The Fact of a Body: A Murder and a Memoir by Alexandria Marzano-Lesnevich
My rating: 2 of 5 stars
This is a hard book to rate/review. Fair warning, my thoughts may be disjointed and rambling….
It took me a longer time to read than it should have, because it got to be too much for me at time. (and I do enjoy True Crime as a genre, so it isn’t that part of it)
But it was something about how she described the events/personal thoughts/etc:
“…only the hard knot reaches her. Though the courtroom is the neutral temperature of still air, the stillness feels too hot and tight around her, and perhaps she feels a headache coming on….”
“…Jeremy. Maybe she lets herself imagine him. Jeremy at 17 like he would be now….Think of his smile. She transposes it. Grows it up. Subtracts the roundness of his jaw, makes stubble appear above his lip. Seventeen.”
The “perhaps” and “Maybe” above are her concession to the fact that she is being creative with the events as they might have happened.
Both of those are from the same page, but I didn’t have time to go through all the passages that made me feel similarly icky.
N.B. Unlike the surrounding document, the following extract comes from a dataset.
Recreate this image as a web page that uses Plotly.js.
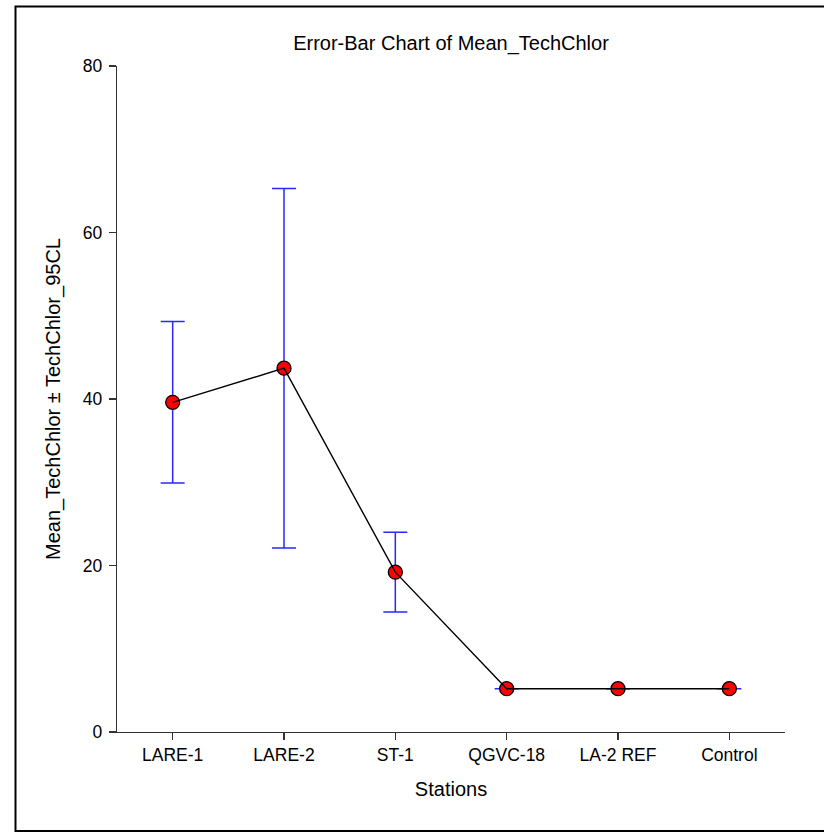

It just seemed too -sensationalist? maybe? – I was just really uncomfortable with the liberties she took with what people thought, how people acted – this might be hypocritical, because I really enjoyed In Cold Blood.
I feel bad for her experience in her own family, and she is obviously a strong woman to have gotten out the other side and successful, but I didn’t like the juxtaposition of her personal life with Jeremy’s death and Ricky’s trials and incarceration.
I gave it 2 stars (and not less) because I wanted to finish the book, and only because I wanted to get to the end of the Jeremy/Ricky story. And, unfortunately, I felt dissatisfied with the ending (and so I gave it 2 stars and not more) but I honestly don’t know what she could have done that would have made me more satisfied with it.